→ Task objective:
Your task is to transcribe all of the data below exactly, omitting the images.

# # # # #

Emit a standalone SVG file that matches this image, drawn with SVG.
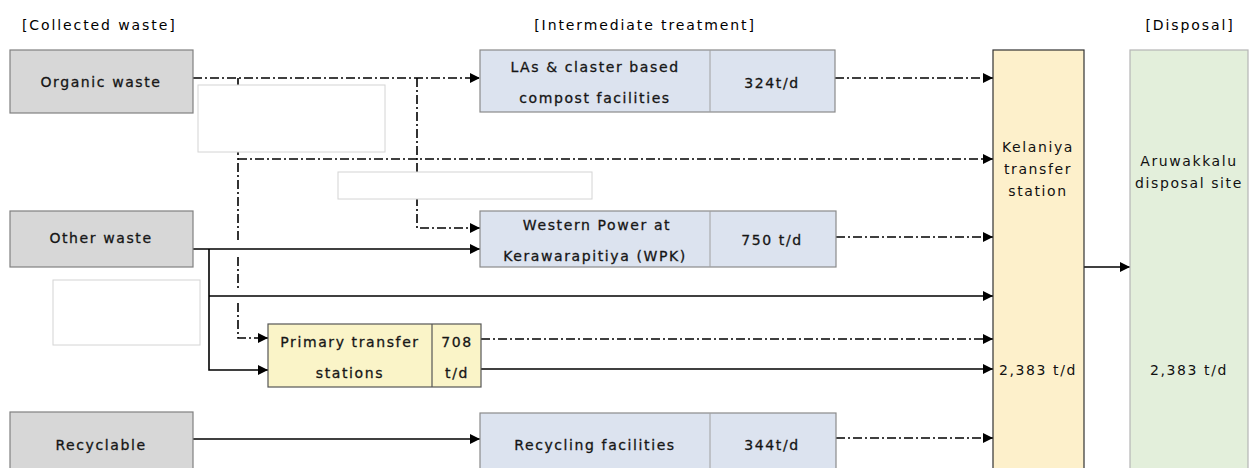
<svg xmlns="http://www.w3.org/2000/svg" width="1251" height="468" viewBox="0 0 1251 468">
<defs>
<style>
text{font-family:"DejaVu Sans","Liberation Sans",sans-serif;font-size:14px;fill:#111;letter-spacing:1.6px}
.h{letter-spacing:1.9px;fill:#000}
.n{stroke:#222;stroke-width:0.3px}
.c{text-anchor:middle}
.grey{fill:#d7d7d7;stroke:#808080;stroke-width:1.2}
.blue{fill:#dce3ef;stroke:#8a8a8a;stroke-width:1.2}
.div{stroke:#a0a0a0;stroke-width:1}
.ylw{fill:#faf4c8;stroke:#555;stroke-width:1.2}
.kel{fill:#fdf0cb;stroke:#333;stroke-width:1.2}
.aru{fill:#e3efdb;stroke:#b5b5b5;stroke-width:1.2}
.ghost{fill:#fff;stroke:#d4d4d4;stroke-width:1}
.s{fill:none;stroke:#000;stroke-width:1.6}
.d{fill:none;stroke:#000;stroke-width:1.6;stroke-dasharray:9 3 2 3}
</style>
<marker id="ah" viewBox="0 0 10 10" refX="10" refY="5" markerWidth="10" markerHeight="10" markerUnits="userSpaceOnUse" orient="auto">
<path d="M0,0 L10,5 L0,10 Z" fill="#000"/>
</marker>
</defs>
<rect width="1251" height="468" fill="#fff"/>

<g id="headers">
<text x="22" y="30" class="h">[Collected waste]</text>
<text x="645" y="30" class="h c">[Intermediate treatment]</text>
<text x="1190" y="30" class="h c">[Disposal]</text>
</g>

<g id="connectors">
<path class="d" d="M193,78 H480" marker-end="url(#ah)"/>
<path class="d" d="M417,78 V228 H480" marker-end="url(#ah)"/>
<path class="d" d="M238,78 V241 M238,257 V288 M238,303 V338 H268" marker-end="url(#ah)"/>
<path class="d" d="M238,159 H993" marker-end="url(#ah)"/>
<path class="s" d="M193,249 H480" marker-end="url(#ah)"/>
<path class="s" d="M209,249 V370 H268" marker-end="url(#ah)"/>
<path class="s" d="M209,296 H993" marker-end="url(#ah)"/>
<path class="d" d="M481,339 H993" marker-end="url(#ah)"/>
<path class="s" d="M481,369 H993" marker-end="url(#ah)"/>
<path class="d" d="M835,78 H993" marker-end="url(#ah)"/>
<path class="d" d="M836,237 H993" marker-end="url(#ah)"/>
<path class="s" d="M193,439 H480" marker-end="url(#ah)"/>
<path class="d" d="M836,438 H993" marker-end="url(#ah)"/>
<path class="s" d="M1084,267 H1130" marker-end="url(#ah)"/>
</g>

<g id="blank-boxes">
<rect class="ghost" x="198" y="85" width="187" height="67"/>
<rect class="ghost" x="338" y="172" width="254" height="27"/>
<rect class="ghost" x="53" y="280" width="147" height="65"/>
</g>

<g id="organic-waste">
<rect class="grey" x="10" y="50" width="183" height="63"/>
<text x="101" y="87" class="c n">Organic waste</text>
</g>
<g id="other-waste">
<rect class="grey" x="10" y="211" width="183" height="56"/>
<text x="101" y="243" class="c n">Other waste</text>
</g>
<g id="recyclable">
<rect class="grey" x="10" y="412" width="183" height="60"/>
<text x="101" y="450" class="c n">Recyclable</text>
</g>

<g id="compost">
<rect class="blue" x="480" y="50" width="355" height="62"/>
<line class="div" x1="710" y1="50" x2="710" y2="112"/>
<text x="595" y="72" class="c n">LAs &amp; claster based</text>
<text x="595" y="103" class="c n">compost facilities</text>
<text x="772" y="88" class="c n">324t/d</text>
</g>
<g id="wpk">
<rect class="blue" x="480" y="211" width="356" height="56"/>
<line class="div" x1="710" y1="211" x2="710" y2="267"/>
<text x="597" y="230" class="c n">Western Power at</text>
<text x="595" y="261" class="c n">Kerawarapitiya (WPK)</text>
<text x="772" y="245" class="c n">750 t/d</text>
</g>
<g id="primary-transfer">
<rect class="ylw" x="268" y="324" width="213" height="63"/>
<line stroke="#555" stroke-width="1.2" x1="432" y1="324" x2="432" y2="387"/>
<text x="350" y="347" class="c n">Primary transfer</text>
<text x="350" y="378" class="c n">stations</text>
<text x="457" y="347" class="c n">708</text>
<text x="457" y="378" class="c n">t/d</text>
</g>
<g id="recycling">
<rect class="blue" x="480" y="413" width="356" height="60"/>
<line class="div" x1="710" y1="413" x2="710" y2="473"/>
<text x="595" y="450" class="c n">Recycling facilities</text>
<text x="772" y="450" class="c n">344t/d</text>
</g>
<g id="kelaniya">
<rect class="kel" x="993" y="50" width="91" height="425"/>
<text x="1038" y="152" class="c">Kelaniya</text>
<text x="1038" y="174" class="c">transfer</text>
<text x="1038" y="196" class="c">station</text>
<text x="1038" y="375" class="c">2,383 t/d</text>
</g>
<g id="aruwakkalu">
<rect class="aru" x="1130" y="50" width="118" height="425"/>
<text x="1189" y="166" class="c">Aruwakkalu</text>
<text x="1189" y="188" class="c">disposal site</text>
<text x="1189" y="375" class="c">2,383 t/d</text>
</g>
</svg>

# # # # #

→ Correct answer:
Emit a standalone SVG file that matches this image, drawn with SVG.
<svg xmlns="http://www.w3.org/2000/svg" width="1251" height="468" viewBox="0 0 1251 468">
<defs>
<style>
text{font-family:"DejaVu Sans","Liberation Sans",sans-serif;font-size:14px;fill:#111;letter-spacing:1.6px}
.h{letter-spacing:1.9px;fill:#000}
.n{stroke:#222;stroke-width:0.3px}
.c{text-anchor:middle}
.grey{fill:#d7d7d7;stroke:#808080;stroke-width:1.2}
.blue{fill:#dce3ef;stroke:#8a8a8a;stroke-width:1.2}
.div{stroke:#a0a0a0;stroke-width:1}
.ylw{fill:#faf4c8;stroke:#555;stroke-width:1.2}
.kel{fill:#fdf0cb;stroke:#333;stroke-width:1.2}
.aru{fill:#e3efdb;stroke:#b5b5b5;stroke-width:1.2}
.ghost{fill:#fff;stroke:#d4d4d4;stroke-width:1}
.s{fill:none;stroke:#000;stroke-width:1.6}
.d{fill:none;stroke:#000;stroke-width:1.6;stroke-dasharray:9 3 2 3}
</style>
<marker id="ah" viewBox="0 0 10 10" refX="10" refY="5" markerWidth="10" markerHeight="10" markerUnits="userSpaceOnUse" orient="auto">
<path d="M0,0 L10,5 L0,10 Z" fill="#000"/>
</marker>
</defs>
<rect width="1251" height="468" fill="#fff"/>

<g id="headers">
<text x="22" y="30" class="h">[Collected waste]</text>
<text x="645" y="30" class="h c">[Intermediate treatment]</text>
<text x="1190" y="30" class="h c">[Disposal]</text>
</g>

<g id="connectors">
<path class="d" d="M193,78 H480" marker-end="url(#ah)"/>
<path class="d" d="M417,78 V228 H480" marker-end="url(#ah)"/>
<path class="d" d="M238,78 V241 M238,257 V288 M238,303 V338 H268" marker-end="url(#ah)"/>
<path class="d" d="M238,159 H993" marker-end="url(#ah)"/>
<path class="s" d="M193,249 H480" marker-end="url(#ah)"/>
<path class="s" d="M209,249 V370 H268" marker-end="url(#ah)"/>
<path class="s" d="M209,296 H993" marker-end="url(#ah)"/>
<path class="d" d="M481,339 H993" marker-end="url(#ah)"/>
<path class="s" d="M481,369 H993" marker-end="url(#ah)"/>
<path class="d" d="M835,78 H993" marker-end="url(#ah)"/>
<path class="d" d="M836,237 H993" marker-end="url(#ah)"/>
<path class="s" d="M193,439 H480" marker-end="url(#ah)"/>
<path class="d" d="M836,438 H993" marker-end="url(#ah)"/>
<path class="s" d="M1084,267 H1130" marker-end="url(#ah)"/>
</g>

<g id="blank-boxes">
<rect class="ghost" x="198" y="85" width="187" height="67"/>
<rect class="ghost" x="338" y="172" width="254" height="27"/>
<rect class="ghost" x="53" y="280" width="147" height="65"/>
</g>

<g id="organic-waste">
<rect class="grey" x="10" y="50" width="183" height="63"/>
<text x="101" y="87" class="c n">Organic waste</text>
</g>
<g id="other-waste">
<rect class="grey" x="10" y="211" width="183" height="56"/>
<text x="101" y="243" class="c n">Other waste</text>
</g>
<g id="recyclable">
<rect class="grey" x="10" y="412" width="183" height="60"/>
<text x="101" y="450" class="c n">Recyclable</text>
</g>

<g id="compost">
<rect class="blue" x="480" y="50" width="355" height="62"/>
<line class="div" x1="710" y1="50" x2="710" y2="112"/>
<text x="595" y="72" class="c n">LAs &amp; claster based</text>
<text x="595" y="103" class="c n">compost facilities</text>
<text x="772" y="88" class="c n">324t/d</text>
</g>
<g id="wpk">
<rect class="blue" x="480" y="211" width="356" height="56"/>
<line class="div" x1="710" y1="211" x2="710" y2="267"/>
<text x="597" y="230" class="c n">Western Power at</text>
<text x="595" y="261" class="c n">Kerawarapitiya (WPK)</text>
<text x="772" y="245" class="c n">750 t/d</text>
</g>
<g id="primary-transfer">
<rect class="ylw" x="268" y="324" width="213" height="63"/>
<line stroke="#555" stroke-width="1.2" x1="432" y1="324" x2="432" y2="387"/>
<text x="350" y="347" class="c n">Primary transfer</text>
<text x="350" y="378" class="c n">stations</text>
<text x="457" y="347" class="c n">708</text>
<text x="457" y="378" class="c n">t/d</text>
</g>
<g id="recycling">
<rect class="blue" x="480" y="413" width="356" height="60"/>
<line class="div" x1="710" y1="413" x2="710" y2="473"/>
<text x="595" y="450" class="c n">Recycling facilities</text>
<text x="772" y="450" class="c n">344t/d</text>
</g>
<g id="kelaniya">
<rect class="kel" x="993" y="50" width="91" height="425"/>
<text x="1038" y="152" class="c">Kelaniya</text>
<text x="1038" y="174" class="c">transfer</text>
<text x="1038" y="196" class="c">station</text>
<text x="1038" y="375" class="c">2,383 t/d</text>
</g>
<g id="aruwakkalu">
<rect class="aru" x="1130" y="50" width="118" height="425"/>
<text x="1189" y="166" class="c">Aruwakkalu</text>
<text x="1189" y="188" class="c">disposal site</text>
<text x="1189" y="375" class="c">2,383 t/d</text>
</g>
</svg>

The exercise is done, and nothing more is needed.